Œuvre énigmatique à la portée infinie, Toni Erdmann est sans conteste le bijou dont tout le monde parle à condition de se laisser prendre par l’étreinte qu’il finit par nous tendre de par ses détours aussi saugrenus que déchirants.
Comme tel, il n’y a rien de bien nouveau dans ce que Toni Erdmann essaie de montrer, de faire ou même de raconter. Des histoires père-fille, de surmenage, de famille, on en a vu des tonnes. Pourtant, de par son naturel désarmant et son réalisme décapant, évoquant d’une certaine manière le Dogme 95 tout comme de par le fait même les écarts plus humoristiques de Lars Von Trier comme Idioterne ou The Boss of it All, voilà que le film de Maren Ade pose d’essentielles questions en ne manquant pas de divertir constamment ses spectateurs avec une inspirante créativité.

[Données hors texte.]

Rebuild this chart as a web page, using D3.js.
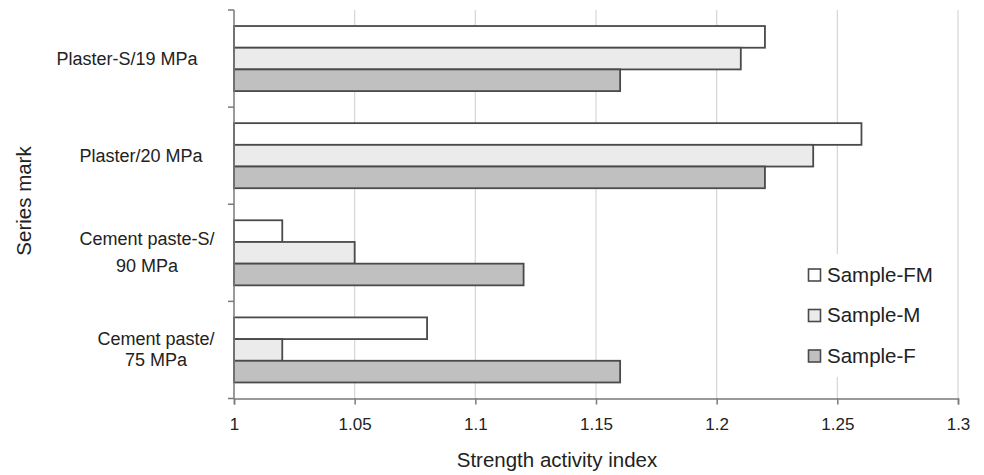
<!DOCTYPE html>
<html>
<head>
<meta charset="utf-8">
<script src="https://cdn.jsdelivr.net/npm/d3@7"></script>
<style>
  html, body { margin: 0; padding: 0; background: #fff; }
  svg { display: block; font-family: "Liberation Sans", Arial, Helvetica, sans-serif; }
</style>
</head>
<body>
<svg id="chart" width="984" height="475"></svg>
<script>
// Mix designs (top to bottom) and their label lines
const categories = ["Plaster-S/19 MPa", "Plaster/20 MPa", "Cement paste-S/90 MPa", "Cement paste/75 MPa"];
const categoryLines = [["Plaster-S/19 MPa"], ["Plaster/20 MPa"], ["Cement paste-S/", "90 MPa"], ["Cement paste/", "75 MPa"]];

// Series (drawn top to bottom inside each group)
const seriesNames = ["Sample-FM", "Sample-M", "Sample-F"];
const sampleFM = [1.22, 1.26, 1.02, 1.08];
const sampleM  = [1.21, 1.24, 1.05, 1.02];
const sampleF  = [1.16, 1.22, 1.12, 1.16];

const xTicks = [1, 1.05, 1.1, 1.15, 1.2, 1.25, 1.3];
const xTickLabels = ["1", "1.05", "1.1", "1.15", "1.2", "1.25", "1.3"];

// Styling / layout
const fills = ["#ffffff", "#ebebeb", "#c0c0c0"];
const labelCenterX = [127, 141, 147, 156];
const labelLineGap = [0, 0, 27, 21];

const svg = d3.select("#chart");
const plot = { left: 234, right: 958, top: 10, bottom: 398.5 };

const x = d3.scaleLinear().domain([1, 1.3]).range([plot.left, plot.right]);
const y = d3.scaleBand().domain(categories).range([plot.top, plot.bottom]).padding(0);
const inner = d3.scaleBand().domain(seriesNames)
  .range([y.bandwidth() * 0.165, y.bandwidth() * 0.835]).padding(0);

const rows = categories.map((c, i) => ({
  cat: c,
  values: [sampleFM[i], sampleM[i], sampleF[i]].map((v, j) => ({ s: seriesNames[j], v, j }))
}));

// Vertical gridlines
svg.append("g").selectAll("line").data(xTicks.slice(1)).join("line")
  .attr("x1", d => x(d)).attr("x2", d => x(d))
  .attr("y1", plot.top).attr("y2", plot.bottom)
  .attr("stroke", "#d6d6d6").attr("stroke-width", 1.2);

// Bars
const groups = svg.append("g").selectAll("g").data(rows).join("g")
  .attr("transform", d => `translate(0,${y(d.cat)})`);
groups.selectAll("rect").data(d => d.values).join("rect")
  .attr("x", x(1))
  .attr("y", d => inner(d.s))
  .attr("width", d => x(d.v) - x(1))
  .attr("height", inner.bandwidth())
  .attr("fill", d => fills[d.j])
  .attr("stroke", "#4a4a4a")
  .attr("stroke-width", 1.8);

// X axis
const xAxis = d3.axisBottom(x).tickValues(xTicks)
  .tickFormat((d, i) => xTickLabels[i]).tickSize(6).tickPadding(13);
const gx = svg.append("g").attr("transform", `translate(0,${plot.bottom})`).call(xAxis);
gx.select(".domain").attr("stroke", "#7a7a7a").attr("stroke-width", 1.5);
gx.selectAll(".tick line").attr("stroke", "#7a7a7a").attr("stroke-width", 1.5);
gx.selectAll(".tick text").attr("font-size", 17).attr("fill", "#222")
  .attr("font-family", "'Liberation Sans', Arial, sans-serif");

// Y axis (ticks between categories)
const boundaries = d3.range(categories.length + 1).map(i => plot.top + i * y.step());
const gy = svg.append("g");
gy.append("line").attr("x1", plot.left).attr("x2", plot.left)
  .attr("y1", plot.top).attr("y2", plot.bottom)
  .attr("stroke", "#7a7a7a").attr("stroke-width", 1.5);
gy.selectAll("line.tk").data(boundaries).join("line").attr("class", "tk")
  .attr("x1", plot.left - 6).attr("x2", plot.left)
  .attr("y1", d => d).attr("y2", d => d)
  .attr("stroke", "#7a7a7a").attr("stroke-width", 1.5);

// Category labels
categories.forEach((c, i) => {
  const lines = categoryLines[i];
  const cy = y(c) + y.bandwidth() / 2;
  const t = svg.append("text")
    .attr("text-anchor", "middle")
    .attr("font-size", 18).attr("fill", "#222");
  lines.forEach((ln, k) => {
    t.append("tspan")
      .attr("x", labelCenterX[i])
      .attr("y", cy + 6 + (k - (lines.length - 1) / 2) * labelLineGap[i])
      .text(ln);
  });
});

// Axis titles
svg.append("text")
  .attr("x", 557).attr("y", 467)
  .attr("text-anchor", "middle").attr("font-size", 20.5).attr("fill", "#222")
  .text("Strength activity index");
svg.append("text")
  .attr("transform", "translate(31,201) rotate(-90)")
  .attr("text-anchor", "middle").attr("font-size", 20.5).attr("fill", "#222")
  .text("Series mark");

// Legend
const legend = svg.append("g");
legend.append("rect").attr("x", 800).attr("y", 254).attr("width", 148).attr("height", 123)
  .attr("fill", "#fff");
const legendY = d3.scalePoint().domain(seriesNames).range([275, 356]);
const items = legend.selectAll("g").data(seriesNames).join("g")
  .attr("transform", d => `translate(808,${legendY(d)})`);
items.append("rect").attr("x", 0.5).attr("y", -6).attr("width", 12).attr("height", 12)
  .attr("fill", (d, i) => fills[i]).attr("stroke", "#4a4a4a").attr("stroke-width", 1.6);
items.append("text").attr("x", 19).attr("y", 6.5)
  .attr("font-size", 20.5).attr("fill", "#222").text(d => d);
</script>
</body>
</html>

Imprévisible de son début jusqu’à sa toute fin, le long-métrage ne cherche pas à épuiser durant ses 162 minutes, au contraire. Il sait plutôt comment habilement se réinventer en changeant le cap de son point d’intérêt qu’il fera dériver via Winfried et sa fille Ines qu’il poussera à constamment s’influencer face à un quotidien qui s’annonçait comme étant tout sauf palpitant.
C’est simple, l’un est bouffon, nomade et le cœur à la rigolade, et l’autre est sérieuse et dévouée à son emploi. Pourtant, ils se sont jadis aimés de tout cœur et appréciés comme un père et une fille le devraient et, si cela ne semble plus être le cas, ils se ressemblent encore beaucoup et sont encore liés par une même folie spontanée. C’est donc durant un passage surprise et momentané que leur destin se recroisera à nouveau et au travers de circonstances toutes plus inattendues les unes des autres que la vie n’aura d’autres choix que de les pousser à reconnecter l’un avec l’autre et vice-versa, redécouvrant à la fois le véritable sens de la vie, mais aussi de la famille, remettant en question les travers de la modernité et ses nombreux excès entravant le véritable bonheur.

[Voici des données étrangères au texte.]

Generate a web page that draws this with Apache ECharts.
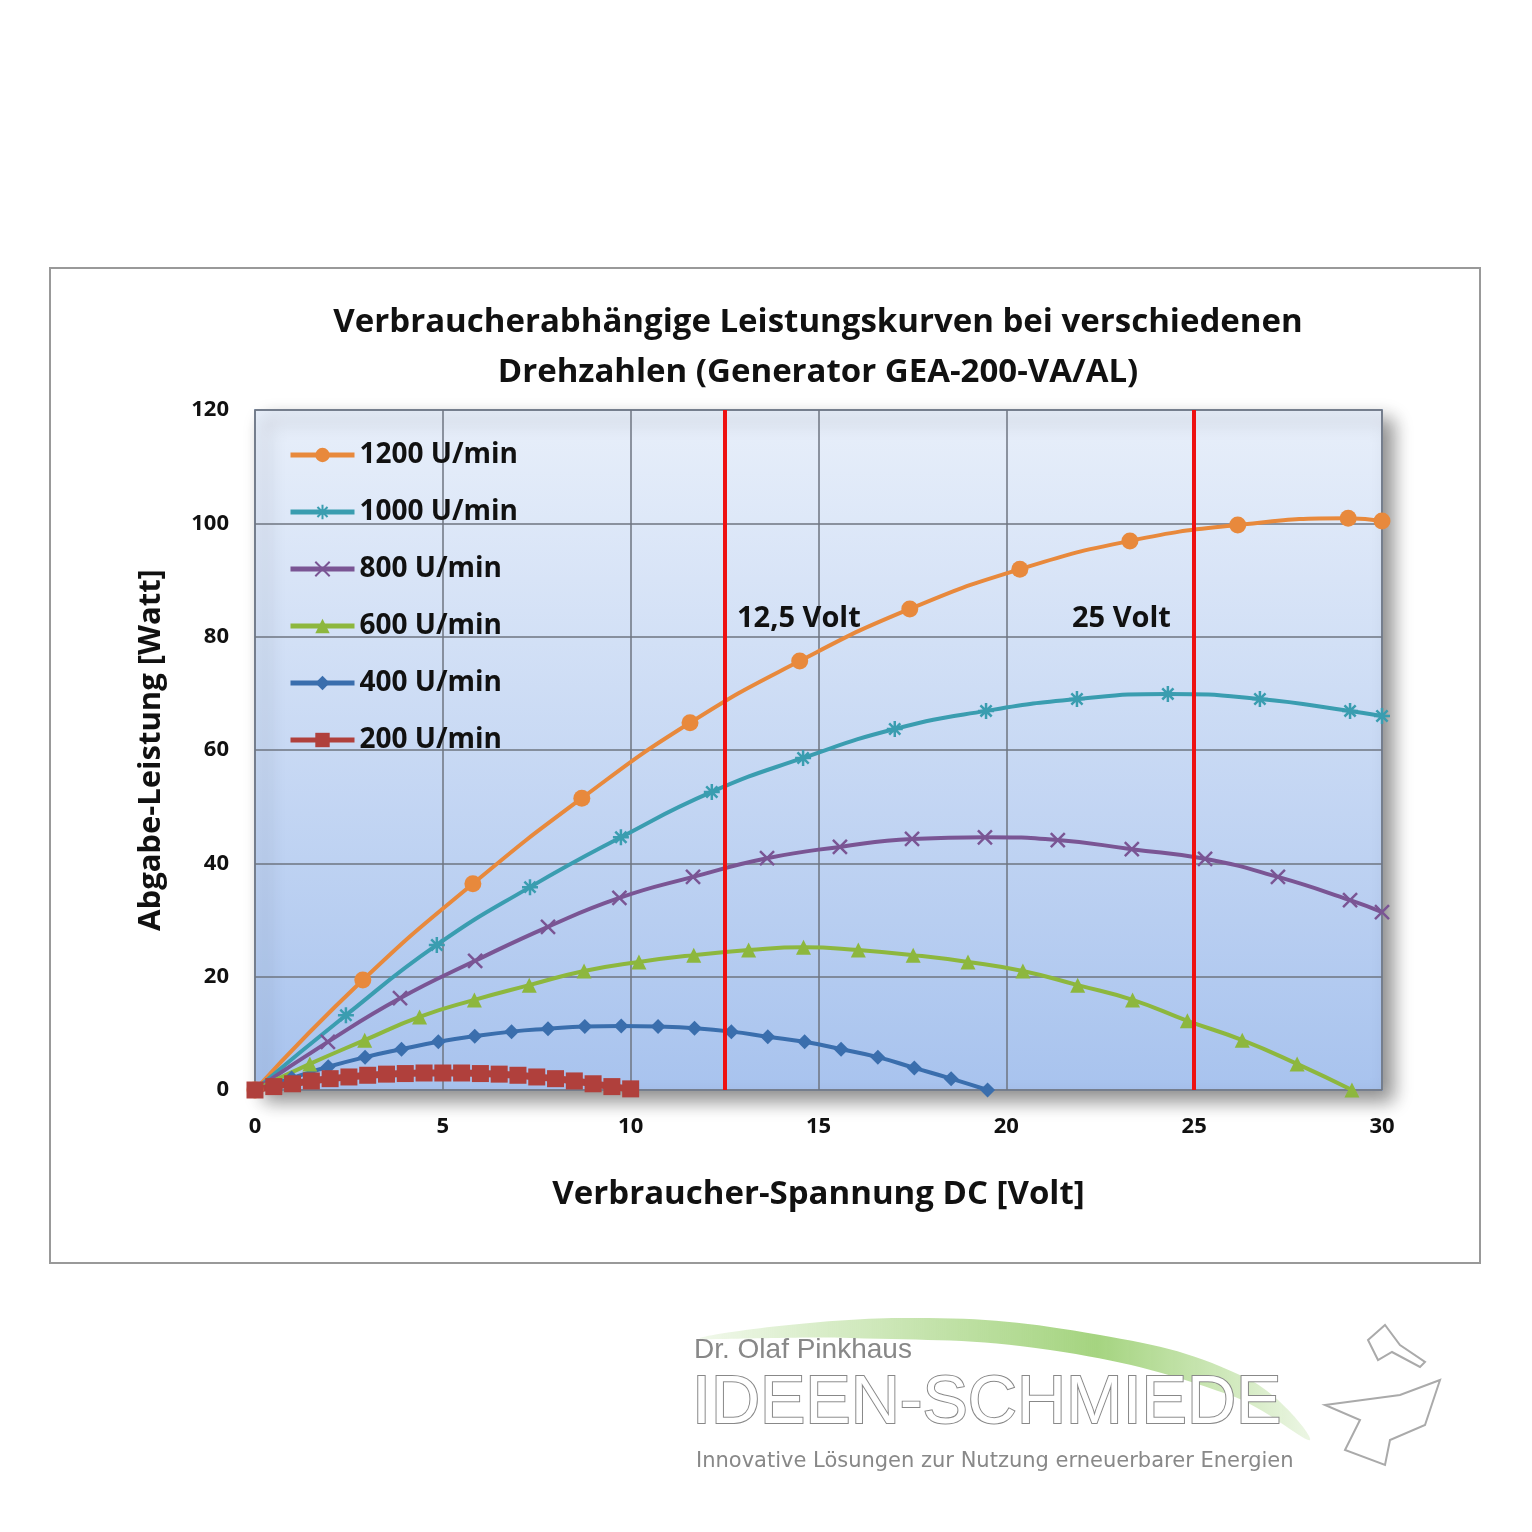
<!DOCTYPE html><html><head><meta charset="utf-8"><script src="https://cdn.jsdelivr.net/npm/echarts@6/dist/echarts.min.js"></script>
<style>html,body{margin:0;background:#fff}#c{width:1532px;height:1532px}</style></head><body><div id="c"></div><script>
const xTicks=[0,5,10,15,20,25,30];
const s1200x=[0,2.87,5.8,8.7,11.58,14.5,17.43,20.36,23.29,26.16,29.1,30];
const s1200y=[0,19.4,36.4,51.5,64.8,75.7,84.9,91.9,96.9,99.7,100.9,100.4];
const s1000x=[0,2.42,4.84,7.32,9.74,12.16,14.59,17.03,19.46,21.88,24.3,26.75,29.15,30];
const s1000y=[0,13.2,25.6,35.8,44.6,52.6,58.6,63.7,66.9,69,69.9,69,66.9,66];
const s800x=[0,1.94,3.86,5.86,7.8,9.7,11.66,13.63,15.57,17.49,19.43,21.37,23.34,25.29,27.23,29.15,30];
const s800y=[0,8.5,16.2,22.8,28.8,33.9,37.6,40.9,42.9,44.3,44.6,44.1,42.5,40.8,37.6,33.5,31.4];
const s600x=[0,1.46,2.92,4.38,5.84,7.3,8.76,10.22,11.68,13.14,14.6,16.06,17.52,18.98,20.44,21.9,23.36,24.82,26.28,27.74,29.2];
const s600y=[0,4.6,8.8,12.9,15.9,18.5,21.0,22.6,23.8,24.7,25.2,24.7,23.8,22.6,21.0,18.5,15.9,12.2,8.8,4.6,0];
const s400x=[0,0.975,1.95,2.93,3.9,4.88,5.85,6.83,7.8,8.78,9.75,10.73,11.7,12.68,13.65,14.63,15.6,16.58,17.55,18.53,19.5];
const s400y=[0,2.1,4.1,5.8,7.2,8.5,9.5,10.3,10.8,11.2,11.3,11.2,10.9,10.3,9.4,8.5,7.2,5.8,3.9,2.0,0];
const s200x=[0,0.5,1,1.5,2,2.5,3,3.5,4,4.5,5,5.5,6,6.5,7,7.5,8,8.5,9,9.5,10];
const s200y=[0,0.6,1.1,1.6,2.0,2.3,2.6,2.8,2.9,3.0,3.0,3.0,2.9,2.8,2.6,2.3,2.0,1.6,1.1,0.6,0.2];
const star='path://M10 0L10 20M0 10L20 10M3 3L17 17M17 3L3 17';
const cross='path://M0 0L20 20M20 0L0 20';
const z=(a,b)=>a.map((v,i)=>[v,b[i]]);
const F='"Open Sans",sans-serif';
function ser(name,xs,ys,color,symbol,size,extra){return Object.assign({name,type:'line',smooth:true,data:z(xs,ys),symbol,symbolSize:size,
 lineStyle:{color,width:4},itemStyle:{color,borderColor:color,borderWidth:symbol.startsWith('path')?2.5:0}},extra||{});}
const series=[
 ser('1200 U/min',s1200x,s1200y,'#e8893c','circle',17,{markLine:{silent:true,symbol:'none',lineStyle:{color:'#ee1111',width:4,type:'solid'},
   label:{show:false},data:[{xAxis:12.5},{xAxis:25}]}}),
 ser('1000 U/min',s1000x,s1000y,'#3a9db0',star,16),
 ser('800 U/min',s800x,s800y,'#7a5594',cross,14),
 ser('600 U/min',s600x,s600y,'#8db73e','triangle',15),
 ser('400 U/min',s400x,s400y,'#3a6ead','diamond',15),
 ser('200 U/min',s200x,s200y,'#b0403c','rect',17,{lineStyle:{color:'#b0403c',width:7}})
];
const ch=echarts.init(document.getElementById('c'));
ch.setOption({
 animation:false,
 title:{text:'Verbraucherabhängige Leistungskurven bei verschiedenen\nDrehzahlen (Generator GEA-200-VA/AL)',left:813,top:293,textAlign:'center',
  textStyle:{fontFamily:F,fontWeight:'bold',fontSize:33,lineHeight:50,color:'#111'}},
 grid:{left:255,right:150,top:410,bottom:442,show:true,borderColor:'#8a9bb5',borderWidth:2,shadowColor:'rgba(0,0,0,0.45)',shadowBlur:18,shadowOffsetX:10,shadowOffsetY:10,
  backgroundColor:new echarts.graphic.LinearGradient(0,0,0,1,[{offset:0,color:'#e8effa'},{offset:1,color:'#a8c3ee'}])},
 legend:{orient:'vertical',left:283,top:436,itemGap:29,itemWidth:64,itemHeight:18,lineStyle:{width:5},
  textStyle:{fontFamily:F,fontWeight:'bold',fontSize:28,color:'#111'}},
 xAxis:{type:'value',min:0,max:30,interval:5,name:'Verbraucher-Spannung DC [Volt]',nameLocation:'middle',nameGap:88,
  nameTextStyle:{fontFamily:F,fontWeight:'bold',fontSize:33,color:'#111'},
  axisLine:{show:false},axisTick:{show:false},axisLabel:{fontFamily:F,fontWeight:'bold',fontSize:22,color:'#111',margin:26},
  splitLine:{lineStyle:{color:'#6e7480',width:1.5}}},
 yAxis:{type:'value',min:0,max:120,interval:20,name:'Abgabe-Leistung [Watt]',nameLocation:'middle',nameGap:88,
  nameTextStyle:{fontFamily:F,fontWeight:'bold',fontSize:31,color:'#111'},
  axisLine:{show:false},axisTick:{show:false},axisLabel:{fontFamily:F,fontWeight:'bold',fontSize:22,color:'#111',margin:26},
  splitLine:{lineStyle:{color:'#6e7480',width:1.5}}},
 series,
 graphic:[
  {type:'rect',shape:{x:50,y:268,width:1430,height:995},style:{fill:'none',stroke:'#999',lineWidth:2},z:-10},
  {type:'text',x:737,y:604,style:{text:'12,5 Volt',font:'bold 29px "Open Sans",sans-serif',fill:'#111'},z:100},
  {type:'text',x:1072,y:604,style:{text:'25 Volt',font:'bold 29px "Open Sans",sans-serif',fill:'#111'},z:100},
  {type:'polygon',shape:{smooth:0.4,points:[[700,1338],[900,1318],[1100,1335],[1250,1380],[1310,1440],[1230,1395],[1050,1350],[850,1338]]},
   style:{fill:new echarts.graphic.LinearGradient(0,0,1,0,[{offset:0,color:'rgba(160,210,120,0.15)'},{offset:0.65,color:'#a5d480'},{offset:1,color:'rgba(160,210,120,0.2)'}])}},
  {type:'text',x:694,y:1336,style:{text:'Dr. Olaf Pinkhaus',font:'28px "Liberation Sans",sans-serif',fill:'#888'}},
  {type:'text',x:692,y:1370,style:{text:'IDEEN-SCHMIEDE',font:'68px "Liberation Sans",sans-serif',fill:'#fff',stroke:'#888',lineWidth:2}},
  {type:'text',x:696,y:1451,style:{text:'Innovative Lösungen zur Nutzung erneuerbarer Energien',font:'21px "DejaVu Sans",sans-serif',fill:'#888'}},
  {type:'polygon',shape:{points:[[1325,1405],[1400,1395],[1440,1380],[1425,1425],[1390,1440],[1385,1465],[1345,1450],[1360,1420]]},style:{fill:'none',stroke:'#aaa',lineWidth:2}},
  {type:'polygon',shape:{points:[[1368,1340],[1385,1325],[1400,1345],[1425,1362],[1420,1367],[1392,1352],[1378,1360]]},style:{fill:'none',stroke:'#aaa',lineWidth:2}}
 ]
});
</script></body></html>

Et s’il est mieux de se lancer dans la proposition qu’est Toni Erdmann en s’informant le moins possible pour avoir le maximum de surprises (puisqu’elles sont définitivement nombreuses), il faut admettre que sa morale vise la simplicité et que cette dernière est bien retransmise par la mise en scène, discrète, proche de ses sujets, mais d’une si grande efficacité. Et au fur et à mesure qu’on suit ses personnages pratiquement en temps réel dans certaines situations toujours plus inusitées les unes des autres, on finit par y ressentir nos propres émotions qui passent du fou rire incontrôlable jusqu’à notre cœur qui a envie d’emplir nos yeux d’eau.

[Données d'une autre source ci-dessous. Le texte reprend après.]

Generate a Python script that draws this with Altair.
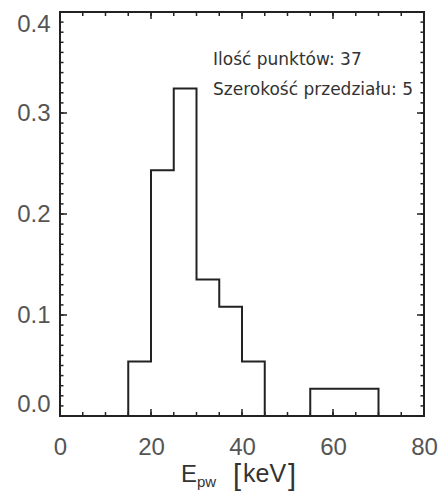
import altair as alt
import pandas as pd
import numpy as np

# ---- data ----
bin_left = [15, 20, 25, 30, 35, 40, 45, 50, 55, 60, 65]
counts = [2, 9, 12, 5, 4, 2, 0, 0, 1, 1, 1]
n_total = 37
bin_width = 5
x_ticks_major = [0, 20, 40, 60, 80]
y_ticks_major = [0.0, 0.1, 0.2, 0.3, 0.4]
annotation_lines = ["Ilość punktów: 37", "Szerokość przedziału: 5"]

# ---- derived table for step outline ----
frac = [c / n_total for c in counts]
xs = [bin_left[0]] + bin_left + [bin_left[-1] + bin_width]
ys = [0.0] + frac + [0.0]
hist = pd.DataFrame({"i": range(len(xs)), "x": xs, "y": ys})

W, H = 364, 404
XD, YD = [0, 80], [0, 0.4]
INK = "#222222"
LAB = "#555555"

xs_scale = alt.Scale(domain=XD, nice=False, zero=False)
ys_scale = alt.Scale(domain=YD, nice=False, zero=False)

x_axis = alt.Axis(
    values=x_ticks_major, format="d", title=None, ticks=False, tickSize=0,
    domain=False, grid=False, labelFont="Liberation Sans", labelFontSize=24,
    labelColor=LAB, labelPadding=19, labelFlush=False)
y_axis = alt.Axis(
    values=y_ticks_major, format=".1f", title=None, ticks=False, tickSize=0,
    domain=False, grid=False, labelFont="Liberation Sans", labelFontSize=24,
    labelColor=LAB, labelPadding=10, labelFlush=True, labelFlushOffset=0)

line = alt.Chart(hist).mark_line(
    interpolate="step-after", color=INK, strokeWidth=2
).encode(
    x=alt.X("x:Q", scale=xs_scale, axis=x_axis),
    y=alt.Y("y:Q", scale=ys_scale, axis=y_axis),
    order="i:Q",
)

minor_x = pd.DataFrame({"v": list(range(0, 81, 5))})
major_x = pd.DataFrame({"v": x_ticks_major})
minor_y = pd.DataFrame({"v": [round(v, 2) for v in np.arange(0, 0.4001, 0.01)]})
major_y = pd.DataFrame({"v": y_ticks_major})


def xticks(df, L):
    base = alt.Chart(df).mark_rule(color=INK, strokeWidth=1.5)
    xe = alt.X("v:Q", scale=xs_scale, axis=x_axis)
    return [
        base.encode(x=xe, y=alt.value(H), y2=alt.value(H - L)),
        base.encode(x=xe, y=alt.value(0), y2=alt.value(L)),
    ]


def yticks(df, L):
    base = alt.Chart(df).mark_rule(color=INK, strokeWidth=1.5)
    ye = alt.Y("v:Q", scale=ys_scale, axis=y_axis)
    return [
        base.encode(y=ye, x=alt.value(0), x2=alt.value(L)),
        base.encode(y=ye, x=alt.value(W), x2=alt.value(W - L)),
    ]


ticks = xticks(minor_x, 4) + xticks(major_x, 7) + yticks(minor_y, 3.5) + yticks(major_y, 7)

one = alt.Data(values=[{}])


def txt(s, x, y, size, font="DejaVu Sans", color=LAB):
    return alt.Chart(one).mark_text(
        text=s, align="left", baseline="alphabetic", font=font,
        fontSize=size, color=color
    ).encode(x=alt.value(x), y=alt.value(y))


texts = [
    txt(annotation_lines[0], 153, 52.5, 17, color="#333333"),
    txt(annotation_lines[1], 153, 82.5, 17, color="#333333"),
    # x-axis title: E_pw [keV]
    txt("E", 121, 470, 24, font="Liberation Sans", color="#333333"),
    txt("pw", 137, 475, 15, font="Liberation Sans", color="#333333"),
    txt("[", 173, 473, 29, font="Liberation Sans", color="#333333"),
    txt("keV", 183, 470, 25, font="Liberation Sans", color="#333333"),
    txt("]", 228, 473, 29, font="Liberation Sans", color="#333333"),
]

chart = alt.layer(line, *ticks, *texts).properties(
    width=W, height=H,
    autosize=alt.AutoSizeParams(type="none"),
    padding={"left": 60, "top": 12, "right": 17, "bottom": 76},
    background="white",
).configure_view(stroke=INK, strokeWidth=2)

chart.save("out.html", embed_options={"renderer": "svg", "actions": False})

Il y a donc de la magie dans ce très beau film, mais aussi beaucoup d’humanité. Oui, cela aide d’avoir des performances aussi exceptionnelles de ses comédiens des rôles plus petits jusqu’aux plus importants. Mais rien ne bat la complicité indéniable de Sandra Hüller et Michael Wittenborn, individuellement fantastiques, mais encore plus extraordinaires lorsque réunis.
Et si la musique a souvent une façon unique de tout résumer sans trop en faire, comme lorsque Plainsong de The Cure explose durant le générique final, il sera difficile de ne pas déclarer l’interprétation d’une pièce de Whitney Houston comme l’un des moments cinématographiques les plus importants du septième art des dernières années.
Toni Erdmann est donc un film merveilleux qui grandit avec nous et en nous autant durant le visionnement que lors des jours qui en suivront l’écoute. On se sera tellement identifié aux personnages et leur quotidien qu’on y repensera comme des proches qu’on a envie de revoir, réconforter et étreindre aussi fort qu’ils nous auront fait grandir avec ce désir puissant d’embrasser la vie dans ce qu’elle a de plus simple, de plus pathétique peut-être, mais aussi de plus vrai et de plus beau.
8/10
Toni Erdmann prend l’affiche en salles ce vendredi 17 février.